I'm all yawns today.
I woke up from a full night of insomnia.
Oh yeah, this week just blows.
NO!
When I ran across the picture above, I just had to laugh. My first thought was that Jadielady will love this illustration of a Fat Cat-Woman. But then I thought, OMG, that's me. Okay let's not get too carried away with that thought.
This ancient member of the Pokemon family is a cross of how I feel today. I feel old and I feel like a fighter. I charged through a fair amount of work today, but I yawned and my body seemed to creek and wail as I moved. It started with not wanting to get up this morning. And it's ending with me going to bed, right now. Night night. Don't let the bed bugs bite.
You spend your lazy day Saturday's your way. I'll spend mine how I see fit. I chose Hugh Jackman as my special guest for the day. Yeah, it was slovenly... but good. One of the movies I watched with Hugh was "Australia". Some blond tart is in the movie as well. While it could be classified as a chick-flick, I think there's also enough action and adventure to satisfy any man. I could have done without the one other movie reference that threads the entire film, but I suppose that is where the creativity of the movie was lacking. Oh and one more thing... g'nite Hugh.

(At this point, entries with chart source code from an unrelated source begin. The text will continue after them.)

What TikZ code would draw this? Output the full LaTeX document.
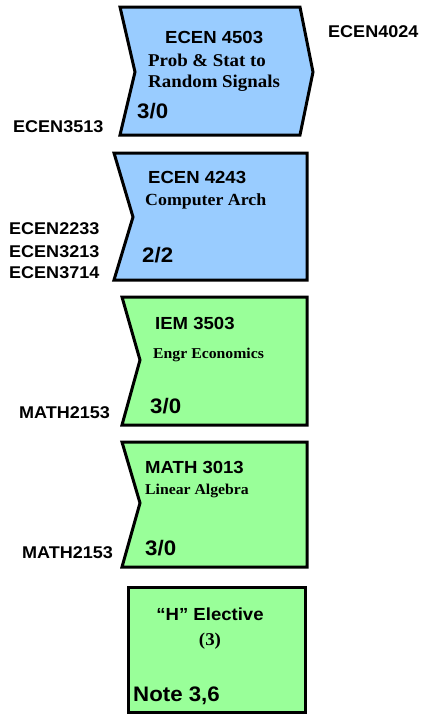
\documentclass[tikz,border=0pt]{standalone}
\usepackage{fontspec}
\setmainfont[FakeStretch=1.05]{Liberation Serif}
\setsansfont[FakeStretch=1.06]{Liberation Sans}
\usepackage{tikz}
\usetikzlibrary{positioning}

\definecolor{azul}{HTML}{99CCFF}
\definecolor{verde}{HTML}{99FF99}

\begin{document}
\begin{tikzpicture}[
      x=1pt, y=-1pt,
      caixa/.style={draw=black, line width=3pt, line join=miter},
      codigo/.style={inner sep=0pt, anchor=base west,
                     font=\sffamily\bfseries\fontsize{17.5}{20}\selectfont},
      titulo/.style={inner sep=0pt, anchor=base west,
                     font=\rmfamily\bfseries\fontsize{18}{21}\selectfont},
      credito/.style={inner sep=0pt, anchor=base west,
                      font=\sffamily\bfseries\fontsize{21}{24}\selectfont},
      prereq/.style={inner sep=0pt, anchor=base west,
                     font=\sffamily\bfseries\fontsize{17}{20}\selectfont}
  ]
      \useasboundingbox (0,0) rectangle (423,715);

      % Disciplinas
      \draw[caixa, fill=azul] (120,7) -- (300,7) -- (313,72) -- (300,135)
          -- (120,135) -- (135,72) -- cycle;
      \draw[caixa, fill=azul] (114,153) -- (307,153) -- (307,280)
          -- (114,280) -- (133,217) -- cycle;
      \draw[caixa, fill=verde] (122,297) -- (307,297) -- (307,425)
          -- (122,425) -- (140,360) -- cycle;
      \draw[caixa, fill=verde] (122,442) -- (307,442) -- (307,567)
          -- (122,567) -- (140,503) -- cycle;
      \draw[caixa, fill=verde] (128,587) rectangle (305,712);

      % ECEN 4503
      \node[codigo]  (e4503)  at (165,43)  {ECEN 4503};
      \node[titulo]  (e4503a) at (148,66)  {Prob \& Stat to};
      \node[titulo]  (e4503b) at (148,87)  {Random Signals};
      \node[credito] (e4503c) at (137,118) {3/0};
      \node[prereq]  (pos1)   at (328,37)  {ECEN4024};
      \node[prereq]  (pre1)   at (13,132)  {ECEN3513};

      % ECEN 4243
      \node[codigo]  (e4243)  at (148,183) {ECEN 4243};
      \node[titulo, font=\rmfamily\bfseries\fontsize{17}{20}\selectfont]
                     (e4243a) at (145,205) {Computer Arch};
      \node[credito] (e4243c) at (142,262) {2/2};
      \node[prereq]  (pre2a)  at (9,234)   {ECEN2233};
      \node[prereq]  (pre2b)  at (9,257)   {ECEN3213};
      \node[prereq]  (pre2c)  at (9,278)   {ECEN3714};

      % IEM 3503
      \node[codigo]  (i3503)  at (155,329) {IEM 3503};
      \node[titulo, font=\rmfamily\bfseries\fontsize{15}{18}\selectfont]
                     (i3503a) at (153,358) {Engr Economics};
      \node[credito] (i3503c) at (150,413) {3/0};
      \node[prereq]  (pre3)   at (19,418)  {MATH2153};

      % MATH 3013
      \node[codigo]  (m3013)  at (145,473) {MATH 3013};
      \node[titulo, font=\rmfamily\bfseries\fontsize{15}{18}\selectfont]
                     (m3013a) at (145,494) {Linear Algebra};
      \node[credito] (m3013c) at (145,555) {3/0};
      \node[prereq]  (pre4)   at (22,558)  {MATH2153};

      % Eletiva
      \node[codigo, anchor=base]  (elet)  at (210,620) {“H” Elective};
      \node[titulo, anchor=base]  (eleta) at (210,645) {(3)};
      \node[credito] (eletc) at (133,701) {Note 3,6};
  \end{tikzpicture}
\end{document}
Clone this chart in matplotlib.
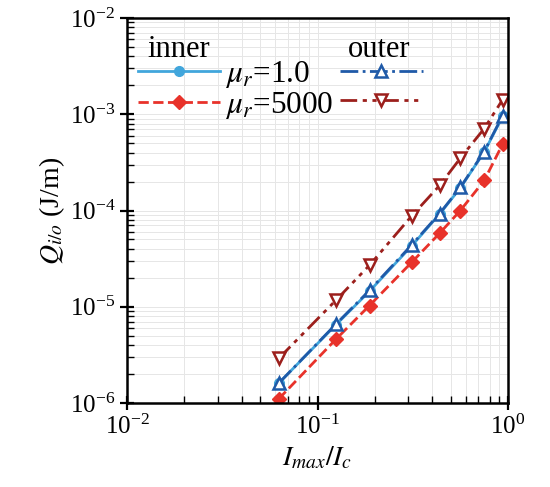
import numpy as np
import matplotlib.pyplot as plt

plt.rcParams["font.family"] = ["Liberation Serif", "DejaVu Serif"]
plt.rcParams["mathtext.fontset"] = "stix"

# current ratio I_max / I_c
ratio = [0.0625, 0.125, 0.1875, 0.3125, 0.4375, 0.5625, 0.75, 0.9375]

# losses Q (J/m)
inner_mu1 = [1.6e-6, 6.5e-6, 1.45e-5, 4.3e-5, 9.2e-5, 1.72e-4, 4.05e-4, 9.5e-4]
inner_mu5000 = [1.1e-6, 4.6e-6, 1.03e-5, 2.9e-5, 5.8e-5, 1.0e-4, 2.05e-4, 4.9e-4]
outer_mu1 = [1.6e-6, 6.6e-6, 1.48e-5, 4.4e-5, 9.3e-5, 1.74e-4, 4.1e-4, 9.7e-4]
outer_mu5000 = [2.9e-6, 1.17e-5, 2.7e-5, 8.8e-5, 1.82e-4, 3.5e-4, 7.1e-4, 1.42e-3]

legend_labels = [r"$\mu_r$=1.0", r"$\mu_r$=5000", "", ""]


def main():
    fig = plt.figure(figsize=(5.5, 4.87), dpi=100)
    ax = fig.add_axes([127 / 550, 1 - 403 / 487, 381 / 550, 385 / 487])

    l1, = ax.plot(ratio, inner_mu1, "-", color="#41a6dc", lw=2,
                  marker="o", ms=7)
    l2, = ax.plot(ratio, inner_mu5000, "--", color="#e8322a", lw=2,
                  marker="D", ms=7)
    l3, = ax.plot(ratio, outer_mu1, "-.", color="#1f5aa8", lw=2,
                  marker="^", ms=8, mfc="white", mew=1.8)
    l4, = ax.plot(ratio, outer_mu5000, color="#9c1f1c", lw=2,
                  dashes=[6, 2, 1.5, 2, 1.5, 2], marker="v", ms=8,
                  mfc="white", mew=1.8)

    ax.set_xscale("log")
    ax.set_yscale("log")
    ax.set_xlim(1e-2, 1)
    ax.set_ylim(1e-6, 1e-2)

    ax.grid(True, which="both", color="#e6e6e6", lw=0.7)
    ax.set_axisbelow(True)
    ax.tick_params(which="major", direction="inout", length=10, width=1.6,
                   labelsize=18)
    ax.tick_params(which="minor", direction="in", length=5, width=1)
    for s in ax.spines.values():
        s.set_linewidth(1.8)

    ax.set_xlabel(r"$I_{max}/I_c$", fontsize=20)
    ax.set_ylabel(r"$Q_{i/o}$ (J/m)", fontsize=20, labelpad=2)

    ax.legend([l1, l2, l3, l4], legend_labels, ncol=2, loc="upper left",
              bbox_to_anchor=(-0.005, 0.925), frameon=False, fontsize=22.5,
              handlelength=2.65, handletextpad=0.15, columnspacing=0.2,
              labelspacing=0.0, borderaxespad=0)
    ax.text(0.136, 0.917, "inner", transform=ax.transAxes, fontsize=22,
            ha="center", va="center")
    ax.text(0.661, 0.917, "outer", transform=ax.transAxes, fontsize=22,
            ha="center", va="center")

    fig.savefig("out.png", dpi=100)


if __name__ == "__main__":
    main()
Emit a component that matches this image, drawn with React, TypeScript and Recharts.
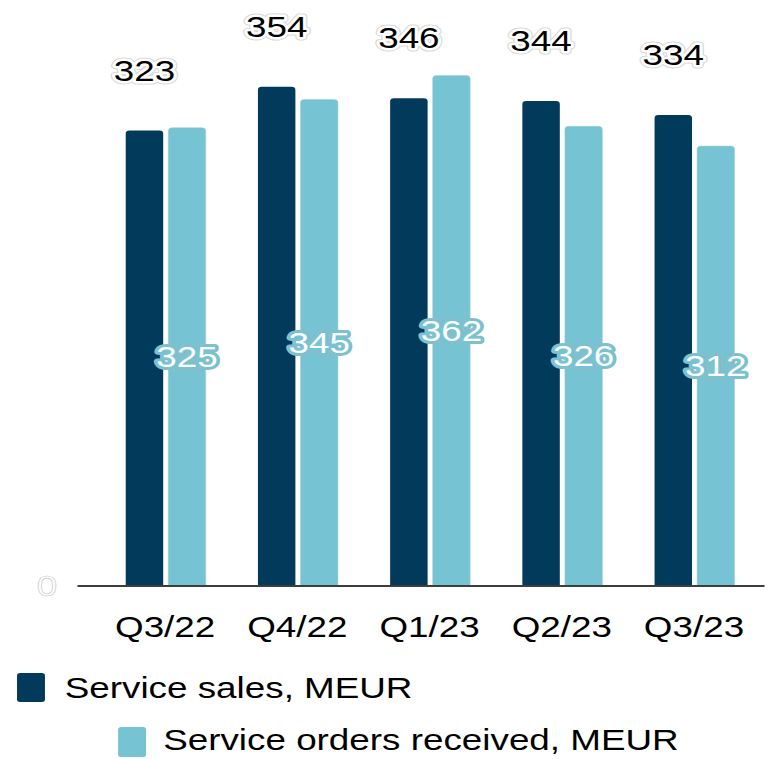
import React from 'react';
import { BarChart, Bar, XAxis, YAxis, LabelList } from 'recharts';

const quarters = ['Q3/22', 'Q4/22', 'Q1/23', 'Q2/23', 'Q3/23'];
const serviceSales = [323, 354, 346, 344, 334];
const serviceOrders = [325, 345, 362, 326, 312];

const DARK = '#023a5b';
const LIGHT = '#75c3d3';
const FONT = '"Liberation Sans", Arial, sans-serif';

// the reference is stretched horizontally, so the chart is drawn narrow and scaled
const STRETCH = 1.27;
const W = 607;

const data = quarters.map((q, i) => ({
  quarter: q,
  sales: serviceSales[i],
  orders: serviceOrders[i],
}));

function QuarterTick(props: any) {
  const { x, y, payload } = props;
  return (
    <text x={x} y={y + 51} textAnchor="middle" fontSize={29} fontFamily={FONT} fill="#000">
      {payload.value}
    </text>
  );
}

function ZeroTick(props: any) {
  const { x, y, payload } = props;
  return (
    <text x={x - 16} y={y + 10} textAnchor="end" fontSize={29} fontFamily={FONT}
      fill="#fff" stroke="#c8c8c8" strokeWidth={0.6}>
      {payload.value}
    </text>
  );
}

function SalesLabel(props: any) {
  const { x, y, width, value } = props;
  const cx = x + width / 2;
  const ty = y - 50;
  return (
    <g fontSize={29} fontFamily={FONT} textAnchor="middle">
      <text x={cx} y={ty} fill="#fff" stroke="#d8d8d8" strokeWidth={7} strokeLinejoin="round">{value}</text>
      <text x={cx} y={ty} fill="#000" stroke="#fff" strokeWidth={5} strokeLinejoin="round" paintOrder="stroke">{value}</text>
    </g>
  );
}

function OrdersLabel(props: any) {
  const { x, y, width, height, value } = props;
  const cx = x + width / 2;
  const ty = y + height / 2 + 10;
  return (
    <g fontSize={29} fontFamily={FONT} textAnchor="middle">
      <text x={cx} y={ty} fill="none" stroke="#9ab7bf" strokeWidth={6} strokeLinejoin="round">{value}</text>
      <text x={cx} y={ty} fill="#fff" stroke={LIGHT} strokeWidth={4.5} strokeLinejoin="round" paintOrder="stroke">{value}</text>
    </g>
  );
}

export default function App() {
  return (
    <div
      style={{
        position: 'absolute',
        left: 0,
        top: 0,
        width: W,
        height: 759,
        transform: `scaleX(${STRETCH})`,
        transformOrigin: '0 0',
        background: '#fff',
        fontFamily: FONT,
      }}
    >
      <BarChart
        width={W}
        height={660}
        data={data}
        margin={{ top: 22, right: 5, bottom: 14, left: 0 }}
        barSize={29.5}
        barGap={4}
      >
        <XAxis
          dataKey="quarter"
          axisLine={{ stroke: '#3d3d3d', strokeWidth: 2 }}
          tickLine={false}
          tickSize={0}
          tickMargin={0}
          height={60}
          padding={{ left: 17, right: 3.5 }}
          tick={<QuarterTick />}
          interval={0}
        />
        <YAxis
          domain={[0, 400]}
          ticks={[0]}
          width={61}
          axisLine={false}
          tickLine={false}
          tickSize={0}
          tickMargin={0}
          tick={<ZeroTick />}
        />
        <Bar dataKey="sales" fill={DARK} radius={[3, 3, 0, 0]} isAnimationActive={false}>
          <LabelList dataKey="sales" content={<SalesLabel />} />
        </Bar>
        <Bar dataKey="orders" fill={LIGHT} stroke="#a9c9d1" strokeWidth={0.5} radius={[3, 3, 0, 0]} isAnimationActive={false}>
          <LabelList dataKey="orders" content={<OrdersLabel />} />
        </Bar>
      </BarChart>
      <svg width={W} height={99} style={{ position: 'absolute', left: 0, top: 660 }}>
        <rect x={13.4} y={13} width={22} height={29} rx={2.5} fill={DARK} />
        <text x={51} y={38} fontSize={29} fontFamily={FONT} fill="#000">Service sales, MEUR</text>
        <rect x={93} y={67} width={22} height={30} rx={2.5} fill={LIGHT} />
        <text x={128.5} y={90} fontSize={29} fontFamily={FONT} fill="#000">Service orders received, MEUR</text>
      </svg>
    </div>
  );
}
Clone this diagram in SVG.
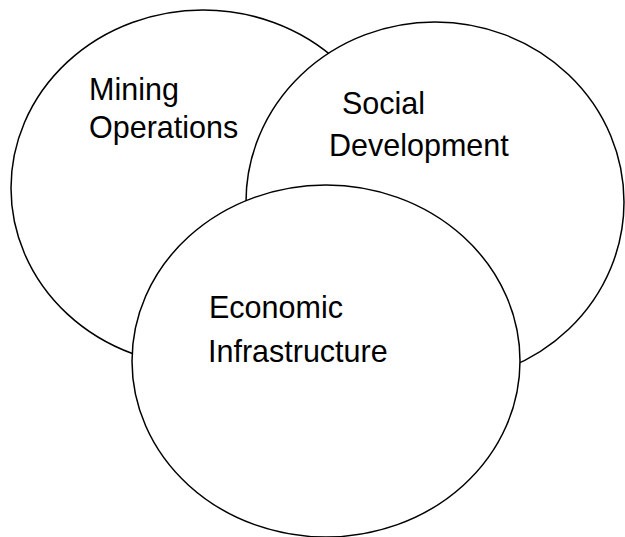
<svg xmlns="http://www.w3.org/2000/svg" width="625" height="537" viewBox="0 0 625 537">
  <style>
    .ring { fill: #ffffff; stroke: #000000; stroke-width: 1.5; }
    .label { font-family: "Liberation Sans", Arial, sans-serif; font-size: 30.5px; fill: #000000; }
  </style>
  <rect width="625" height="537" fill="#ffffff"/>
  <g id="mining-operations">
    <ellipse class="ring" cx="203" cy="188" rx="192" ry="178"/>
    <text class="label" x="89" y="100">Mining</text>
    <text class="label" x="89" y="138">Operations</text>
  </g>
  <g id="social-development">
    <ellipse class="ring" cx="435" cy="202" rx="189" ry="180"/>
    <text class="label" x="342" y="114">Social</text>
    <text class="label" x="329" y="156">Development</text>
  </g>
  <g id="economic-infrastructure">
    <ellipse class="ring" cx="326" cy="361" rx="194" ry="176"/>
    <text class="label" x="209" y="318">Economic</text>
    <text class="label" x="208" y="362">Infrastructure</text>
  </g>
  <g id="connectors"/>
</svg>
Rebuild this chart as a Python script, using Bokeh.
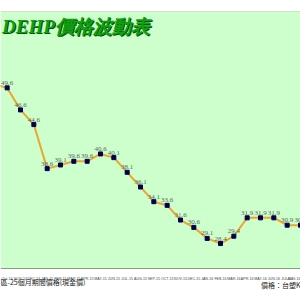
from bokeh.plotting import figure
from bokeh.models import Range1d, FixedTicker, Label, Span, ColumnDataSource, LabelSet, BoxAnnotation
from bokeh.embed import file_html
from bokeh.resources import INLINE
from bokeh.core.properties import value

months = ["SEP-14", "Oct-14", "NOV-14", "DEC-14", "JAN-15", "FEB-15", "MAR-15",
          "APR-15", "MAY-15", "JUN-15", "JUL-15", "AUG-15", "SEP-15", "OCT-15",
          "NOV-15", "DEC-15", "JAN-16", "FEB-16", "MAR-16", "APR-16", "MAY-16",
          "JUN-16", "JUL-16", "AUG-16"]
prices = [50.1, 49.6, 46.6, 44.6, 38.6, 39.1, 39.6, 39.6, 40.6, 40.1, 38.1, 36.1,
          34.1, 33.6, 31.6, 30.6, 29.1, 28.4, 29.4, 31.9, 31.9, 31.9, 30.9, 30.9]
title_text = "DEHP價格波動表"
note_left = "區-25個月期間價格(現金價)"
note_right = "價格：台塑K"

xs = list(range(len(months)))
src = ColumnDataSource(dict(x=xs, y=prices, lbl=["%.1f" % v for v in prices]))

# frame spans y=11..300 ; value 60 at top, value 25 at y=268
ymin = 25 - 32 / (257 / 35)
p = figure(width=300, height=300, x_range=Range1d(0.5, 23.0), y_range=Range1d(ymin, 60),
           output_backend="svg", toolbar_location=None, y_axis_location=None,
           min_border_left=0, min_border_right=0, min_border_top=11, min_border_bottom=0,
           background_fill_color="white", border_fill_color="white")
p.outline_line_color = None

p.add_layout(BoxAnnotation(bottom=25, top=60, fill_color="#ccffcc", fill_alpha=1.0,
                           line_color=None, level="underlay"))

p.xgrid.visible = False
p.ygrid.visible = False

p.xaxis.fixed_location = 25
p.xaxis.ticker = FixedTicker(ticks=xs)
p.xaxis.major_label_overrides = {i: m for i, m in enumerate(months)}
p.xaxis.major_label_text_font_size = "3.6px"
p.xaxis.major_label_text_color = "#444444"
p.xaxis.major_label_standoff = 2
p.xaxis.major_tick_line_color = None
p.xaxis.minor_tick_line_color = None
p.xaxis.axis_line_color = "#8a9a8a"

p.add_layout(Span(location=60, dimension="width", line_color="#b8b8b8", line_width=1))

p.line("x", "y", source=src, line_color="#eea52e", line_width=2)
p.scatter("x", "y", source=src, marker="square", size=4, fill_color="#000050",
          line_color="#000050")
p.add_layout(LabelSet(x="x", y="y", text="lbl", source=src, text_font=value("Liberation Serif"),
                      text_font_size="7px", text_color="#5a6a5a", text_align="center",
                      text_baseline="bottom", y_offset=3))

tfont = "Liberation Serif"
p.add_layout(Label(x=2.5, y=284, x_units="screen", y_units="screen", text=title_text,
                   text_font=tfont, text_font_style="bold italic",
                   text_font_size="19px", text_color="#005500", text_baseline="top"))
p.add_layout(Label(x=1.5, y=285, x_units="screen", y_units="screen", text=title_text,
                   text_font=tfont, text_font_style="bold italic",
                   text_font_size="19px", text_color="#10a010", text_baseline="top"))

p.add_layout(Label(x=0, y=19, x_units="screen", y_units="screen", text=note_left,
                   text_font="Noto Sans CJK TC", text_font_size="7px",
                   text_color="#222222", text_baseline="middle"))
p.add_layout(Label(x=300, y=16, x_units="screen", y_units="screen", text=note_right,
                   text_font="Noto Sans CJK TC", text_font_size="7px",
                   text_color="#222222", text_baseline="middle", text_align="right"))

open("out.html", "w").write(file_html(p, INLINE))
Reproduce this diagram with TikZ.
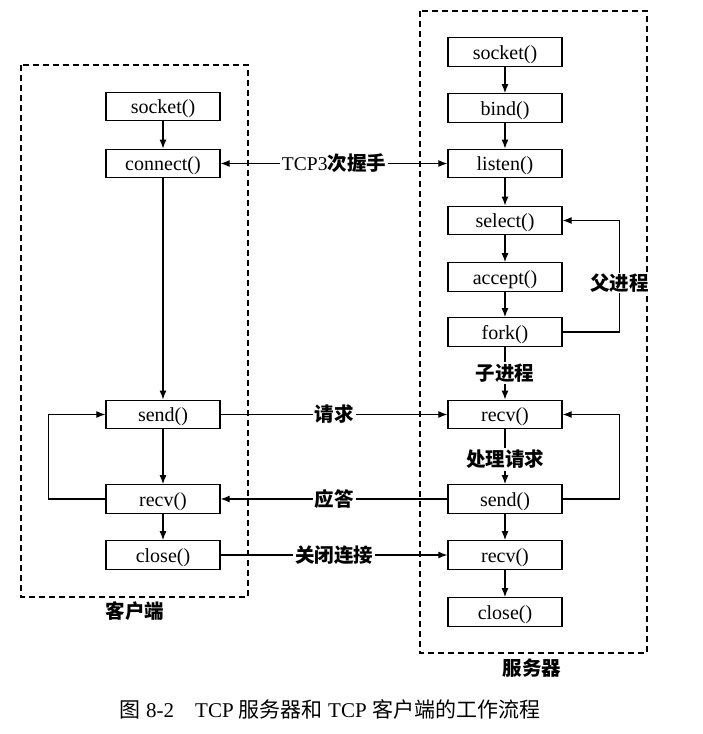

I'm holding him personally responsible for global warming, or more specifically Richmond warming. His punk-ass brought near 80 degree weather to Richmond, Virginia today. We haven't had enough time to recuperate from Winter, let alone jump right into Summer temperatures. Give it a rest you blue-faced freak. I want Spring. I want to be able to slide on into breezy cool temperatures. I want sunshine, light rains and the opportunity to do yard work. I want clean up my property without having to sweat may butt off. It's your fault Planet that the weeds are overtaking my yard. It's your fault that the evil Holly bush in my front flower bed won't die. It's your fault that huge-ass tree had to be sawed out from the middle of a bush and paired down, as it tries to grow up through my concrete front porch. You're a menace Captain Planet. I just quit smoking and your acting like a closeted gay physical trainer taking all your aggressions out on the fat kid. Well I'll tell you something; it's not going to be pretty. Because sooner rather than later, this chunky butt is going to lay some muscle on your ass.
Special thanks to friend Wayne, playing the role of He-Man!
Yes, today is a full moon. All day, folks were testing my every last nerve. I was really being tested today. Like Moon Knight, I just wanted to pummel everyone that deserved a knock-down. And apparently, to me, everyone was begging for a beating. The smoking issue was in the back of my mind until after work. I went and got hair cut by my friend CJ and then she and I went to a Vietnamese restaurant for dinner. We sat in the smoking section because our favorite waiter works that section. She smokes and did. We drank, and our waiter makes them rather stiff. For reformed smokers, drinking is one of the "rites of passage" testing your resolve. Later after several drinks and our meals, another friend arrived. Also a smoker.
Okay, my nose has been under attack today. I woke up and let the Solomonster out and I sniffed the cool outdoor air. YUK! Has Richmond been under siege by sewage beasts? My driver's side car window would not go up last night so I had to drive to work with it down. My luck I was behind a bunch of trucks spewing their perfume. Bleck!I had the thought today that the Lexapro/Cetalopram (drug to help keep me from slapping "them") and the Chantix (drug for smoking cessation) that I have been taking are causing a side effect. I've actually been having the thought for a while. I'm not fatigued. I'm sleepy. I'm not tired. I'm yawning and stretchy. Which made me think of two of my favorite Marvel comic Characters, both dependent upon the other. One more so dependent upon the other. Cloak, the one that is created from the "darkforce dimension" (nicotine) needs Dagger (the light) to calm his hunger. Oddly enough, they are a crime fighting duo that specializes in defeating the drug community. hmmm where are my pills?
March was Brain Injury Awareness month. And since I quit smoking on March 29th, I think I somewhat qualify. Today, I feel like my brain is realizing the pain and withdrawal of the injury I was burdening it with. My brain feels heavy one moment and light and out of control shortly afterward. If I lay down, I quickly fall asleep. Well that's not so bad now is it.Day 5 of being smoke free went well.
Side effects of Chantix, not so well.
Anastacia is 'smokin', and the girl's got a set of lungs. I love her music. You might consider exposing your ears to her. But I'm actually writing about my nose today. Everywhere I went, I swear I smelled something burning. And that just wasn't the case. But, what is the case, is how many people at work that do smoke and how the smell permeates everything. I even smelled myself to see if it was coming from me. hmmm not so much. Four days into having quit and the nose... does know. I stopped by the desk of a woman I work with and chatted her up a bit to recognize her for her accomplishments over the past few years. I smelled smoke. She doesn't smoke. I've never known her to smoke. Surely I'm wrong. The hell I was. She's a closet smoker. I didn't out her, but I know her dirty little secret and if it got out it would ruin her pristine little image. I'm gaining new super powers. Watch out Hulk, I'm comin' for ya!!